Furthermore, the Claimants have referred us to several instances in which the Carrier allegedly satisfied claims similar to the one here in dispute. The 4286-13 799
record indicates that the factual situations underlying the previous settlements are distinguishable from the one before us. In addition, the Carrier has called our attention to certain instances in which it has denied similar claims. Thus, the available evidence is inconclusive to make a finding to the effect that the parties entered into a specific understanding outside of the labor agreement in which they agreed that the work here in dispute exclusively belongs to carmen.

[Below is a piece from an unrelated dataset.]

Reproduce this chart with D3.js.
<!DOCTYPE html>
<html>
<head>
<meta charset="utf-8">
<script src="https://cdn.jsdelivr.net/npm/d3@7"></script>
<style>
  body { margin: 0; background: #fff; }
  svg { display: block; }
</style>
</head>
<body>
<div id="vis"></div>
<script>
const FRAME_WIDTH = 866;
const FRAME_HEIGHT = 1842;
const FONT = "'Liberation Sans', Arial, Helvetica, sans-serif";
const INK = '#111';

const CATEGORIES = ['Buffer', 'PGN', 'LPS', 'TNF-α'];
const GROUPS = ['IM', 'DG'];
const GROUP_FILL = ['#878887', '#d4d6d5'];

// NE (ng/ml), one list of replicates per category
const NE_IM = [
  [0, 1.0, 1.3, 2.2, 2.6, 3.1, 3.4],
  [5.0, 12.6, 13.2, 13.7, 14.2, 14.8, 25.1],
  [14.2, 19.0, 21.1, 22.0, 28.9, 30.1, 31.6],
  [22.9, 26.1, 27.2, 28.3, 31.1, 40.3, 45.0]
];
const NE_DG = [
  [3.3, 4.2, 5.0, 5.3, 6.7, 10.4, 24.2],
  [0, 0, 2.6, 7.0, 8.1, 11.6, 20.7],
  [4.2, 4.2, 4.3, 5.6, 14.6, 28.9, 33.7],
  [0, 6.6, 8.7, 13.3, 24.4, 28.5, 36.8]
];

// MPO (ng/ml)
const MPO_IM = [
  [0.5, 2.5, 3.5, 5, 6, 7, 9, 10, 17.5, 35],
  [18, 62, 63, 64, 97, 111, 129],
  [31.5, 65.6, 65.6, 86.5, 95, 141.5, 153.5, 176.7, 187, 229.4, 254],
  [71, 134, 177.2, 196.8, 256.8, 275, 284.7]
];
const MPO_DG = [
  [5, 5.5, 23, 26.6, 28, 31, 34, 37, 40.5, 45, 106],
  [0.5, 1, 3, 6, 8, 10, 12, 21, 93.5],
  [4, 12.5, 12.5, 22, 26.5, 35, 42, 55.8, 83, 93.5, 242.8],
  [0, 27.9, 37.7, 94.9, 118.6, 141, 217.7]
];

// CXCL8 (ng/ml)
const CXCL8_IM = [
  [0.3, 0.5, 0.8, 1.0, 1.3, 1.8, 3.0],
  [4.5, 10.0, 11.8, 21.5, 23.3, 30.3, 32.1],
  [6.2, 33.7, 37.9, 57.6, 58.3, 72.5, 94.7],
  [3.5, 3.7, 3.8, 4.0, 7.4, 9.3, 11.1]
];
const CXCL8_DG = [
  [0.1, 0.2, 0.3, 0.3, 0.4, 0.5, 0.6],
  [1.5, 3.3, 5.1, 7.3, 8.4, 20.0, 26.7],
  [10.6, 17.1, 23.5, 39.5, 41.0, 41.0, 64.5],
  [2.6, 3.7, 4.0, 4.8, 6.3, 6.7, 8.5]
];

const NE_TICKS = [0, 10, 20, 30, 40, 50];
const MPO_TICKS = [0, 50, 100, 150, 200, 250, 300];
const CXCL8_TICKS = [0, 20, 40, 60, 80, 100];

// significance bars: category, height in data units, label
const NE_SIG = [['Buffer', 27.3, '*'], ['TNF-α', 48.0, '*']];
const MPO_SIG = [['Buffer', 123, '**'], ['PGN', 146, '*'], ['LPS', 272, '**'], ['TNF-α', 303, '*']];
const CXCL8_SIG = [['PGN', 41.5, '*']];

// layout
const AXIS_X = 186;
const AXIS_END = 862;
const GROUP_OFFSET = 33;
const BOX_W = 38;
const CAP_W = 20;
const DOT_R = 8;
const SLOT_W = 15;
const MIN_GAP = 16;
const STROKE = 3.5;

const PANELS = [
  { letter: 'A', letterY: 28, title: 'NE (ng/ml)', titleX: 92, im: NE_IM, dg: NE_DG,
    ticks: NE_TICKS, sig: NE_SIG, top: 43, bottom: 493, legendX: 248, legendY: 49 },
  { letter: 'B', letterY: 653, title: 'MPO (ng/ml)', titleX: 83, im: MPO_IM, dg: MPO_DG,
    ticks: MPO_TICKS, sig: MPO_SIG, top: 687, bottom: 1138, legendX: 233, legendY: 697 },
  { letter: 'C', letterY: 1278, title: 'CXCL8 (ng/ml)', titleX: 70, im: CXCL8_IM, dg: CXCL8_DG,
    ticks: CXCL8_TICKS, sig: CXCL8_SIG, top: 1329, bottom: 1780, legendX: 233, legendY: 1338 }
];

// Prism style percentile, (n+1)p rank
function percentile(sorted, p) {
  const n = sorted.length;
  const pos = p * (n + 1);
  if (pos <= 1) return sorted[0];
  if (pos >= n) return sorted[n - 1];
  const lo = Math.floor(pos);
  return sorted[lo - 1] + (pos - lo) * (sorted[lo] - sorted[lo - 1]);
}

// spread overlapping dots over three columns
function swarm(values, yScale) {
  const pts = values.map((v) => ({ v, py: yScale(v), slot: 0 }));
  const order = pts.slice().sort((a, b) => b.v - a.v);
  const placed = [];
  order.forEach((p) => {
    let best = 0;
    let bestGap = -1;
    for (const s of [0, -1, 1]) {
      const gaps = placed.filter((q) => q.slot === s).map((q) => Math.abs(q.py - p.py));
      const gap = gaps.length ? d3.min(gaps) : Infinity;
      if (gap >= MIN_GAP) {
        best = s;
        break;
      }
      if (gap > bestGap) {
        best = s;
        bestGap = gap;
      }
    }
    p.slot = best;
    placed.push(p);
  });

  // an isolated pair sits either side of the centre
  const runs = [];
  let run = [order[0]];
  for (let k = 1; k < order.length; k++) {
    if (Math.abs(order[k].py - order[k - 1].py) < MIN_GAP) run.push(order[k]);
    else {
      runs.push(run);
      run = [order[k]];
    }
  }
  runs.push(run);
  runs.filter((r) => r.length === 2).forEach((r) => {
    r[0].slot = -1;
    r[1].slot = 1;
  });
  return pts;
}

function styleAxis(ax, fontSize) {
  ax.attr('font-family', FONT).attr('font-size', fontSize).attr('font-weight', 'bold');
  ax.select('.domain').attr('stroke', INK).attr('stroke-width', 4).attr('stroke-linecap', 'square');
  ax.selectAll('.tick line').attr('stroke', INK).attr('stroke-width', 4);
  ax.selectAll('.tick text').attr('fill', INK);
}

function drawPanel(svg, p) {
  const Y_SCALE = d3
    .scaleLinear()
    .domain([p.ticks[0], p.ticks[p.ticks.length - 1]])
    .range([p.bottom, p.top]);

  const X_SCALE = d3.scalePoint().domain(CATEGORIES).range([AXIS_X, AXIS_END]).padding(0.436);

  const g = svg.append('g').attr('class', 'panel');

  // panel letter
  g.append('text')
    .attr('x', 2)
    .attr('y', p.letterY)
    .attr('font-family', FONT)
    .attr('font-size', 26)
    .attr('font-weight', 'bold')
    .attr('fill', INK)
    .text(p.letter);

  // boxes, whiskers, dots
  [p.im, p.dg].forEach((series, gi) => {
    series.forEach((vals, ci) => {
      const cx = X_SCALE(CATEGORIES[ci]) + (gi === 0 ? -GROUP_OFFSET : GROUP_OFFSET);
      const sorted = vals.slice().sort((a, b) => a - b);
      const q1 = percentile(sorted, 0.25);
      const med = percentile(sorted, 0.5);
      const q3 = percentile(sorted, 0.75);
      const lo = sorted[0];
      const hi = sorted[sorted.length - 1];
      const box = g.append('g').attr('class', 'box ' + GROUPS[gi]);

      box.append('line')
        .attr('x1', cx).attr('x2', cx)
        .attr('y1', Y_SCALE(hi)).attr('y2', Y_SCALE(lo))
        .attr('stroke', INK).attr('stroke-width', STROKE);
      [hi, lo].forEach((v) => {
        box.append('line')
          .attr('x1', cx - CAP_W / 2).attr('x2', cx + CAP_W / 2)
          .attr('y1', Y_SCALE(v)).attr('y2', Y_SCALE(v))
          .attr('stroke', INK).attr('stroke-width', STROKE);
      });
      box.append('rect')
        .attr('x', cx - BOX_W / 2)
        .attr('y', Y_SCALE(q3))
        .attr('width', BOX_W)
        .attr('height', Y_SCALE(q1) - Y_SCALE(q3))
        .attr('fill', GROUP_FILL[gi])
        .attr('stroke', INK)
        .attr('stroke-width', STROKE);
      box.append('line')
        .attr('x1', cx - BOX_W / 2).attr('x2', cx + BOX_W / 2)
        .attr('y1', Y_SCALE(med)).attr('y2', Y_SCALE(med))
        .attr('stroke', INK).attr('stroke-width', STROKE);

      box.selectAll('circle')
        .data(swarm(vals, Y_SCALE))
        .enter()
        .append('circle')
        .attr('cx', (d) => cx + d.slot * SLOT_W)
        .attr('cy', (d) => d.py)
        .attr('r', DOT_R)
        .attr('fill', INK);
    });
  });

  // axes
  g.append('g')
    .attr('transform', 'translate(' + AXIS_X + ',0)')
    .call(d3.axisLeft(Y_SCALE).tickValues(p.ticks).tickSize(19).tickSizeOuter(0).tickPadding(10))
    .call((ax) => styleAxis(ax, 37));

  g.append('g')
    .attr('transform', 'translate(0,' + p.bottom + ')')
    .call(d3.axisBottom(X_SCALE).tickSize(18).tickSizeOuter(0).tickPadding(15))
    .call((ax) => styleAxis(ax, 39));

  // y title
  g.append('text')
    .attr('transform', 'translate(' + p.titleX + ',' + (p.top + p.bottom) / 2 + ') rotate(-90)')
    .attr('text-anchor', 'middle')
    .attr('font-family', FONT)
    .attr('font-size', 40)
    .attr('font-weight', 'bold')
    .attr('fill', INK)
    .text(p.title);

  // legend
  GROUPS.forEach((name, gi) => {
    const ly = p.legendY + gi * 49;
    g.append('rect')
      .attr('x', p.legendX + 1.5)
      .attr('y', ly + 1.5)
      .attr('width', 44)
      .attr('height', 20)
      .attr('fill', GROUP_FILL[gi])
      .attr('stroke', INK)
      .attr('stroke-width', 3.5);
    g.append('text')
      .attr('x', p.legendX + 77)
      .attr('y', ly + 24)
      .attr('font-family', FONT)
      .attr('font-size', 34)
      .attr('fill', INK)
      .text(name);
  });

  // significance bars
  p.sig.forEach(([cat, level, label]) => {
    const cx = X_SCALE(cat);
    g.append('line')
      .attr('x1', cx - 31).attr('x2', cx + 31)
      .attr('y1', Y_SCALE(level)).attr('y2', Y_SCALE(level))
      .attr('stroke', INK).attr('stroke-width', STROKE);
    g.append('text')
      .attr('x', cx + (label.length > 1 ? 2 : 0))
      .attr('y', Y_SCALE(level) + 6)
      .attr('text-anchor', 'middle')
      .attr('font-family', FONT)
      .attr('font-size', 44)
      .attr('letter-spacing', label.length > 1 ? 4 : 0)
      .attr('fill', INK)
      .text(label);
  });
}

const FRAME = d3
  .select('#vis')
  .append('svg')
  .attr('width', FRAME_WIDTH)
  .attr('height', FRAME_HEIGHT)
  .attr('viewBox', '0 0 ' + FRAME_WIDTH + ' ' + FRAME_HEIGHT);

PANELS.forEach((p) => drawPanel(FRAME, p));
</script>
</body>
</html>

In summary, we are of the opinion that, on the basis of the facts underlying this case, the Carrier did not violate the labor or any other agreement between it and the Organization.
The majority states "We are asked to decide in this case whether the coupling of air hoses and the making of air tests in the above-described instances involved work exclusively belonging to the carmen's craft." The question asked was whether the work performed in certain described instances on specific dates was wrongfully transferred from carmen to switchmen.
The majority ignores the carrier's admission that the work at Corn Products Company (Argo Yard) was carmen's work and would have been performed by carmen as usual if they had not been doing other work at Argo Yard. The record reveals that in the past when the carrier assigned other than carmen to do this type of work the carrier admitted that it was wrong in doing so and returned the work to the carmen and compensated them for assigning their work to others. The record further shows conclusively that the factual situations underlying previous settlements are not distinguishable from the facts underlying the present case.
Under the circumstances of this case and the available evidence the decision of the majority should have been in the affirmative and the carrier should have been ordered to live up to the previous settlements made in regard to this type of work.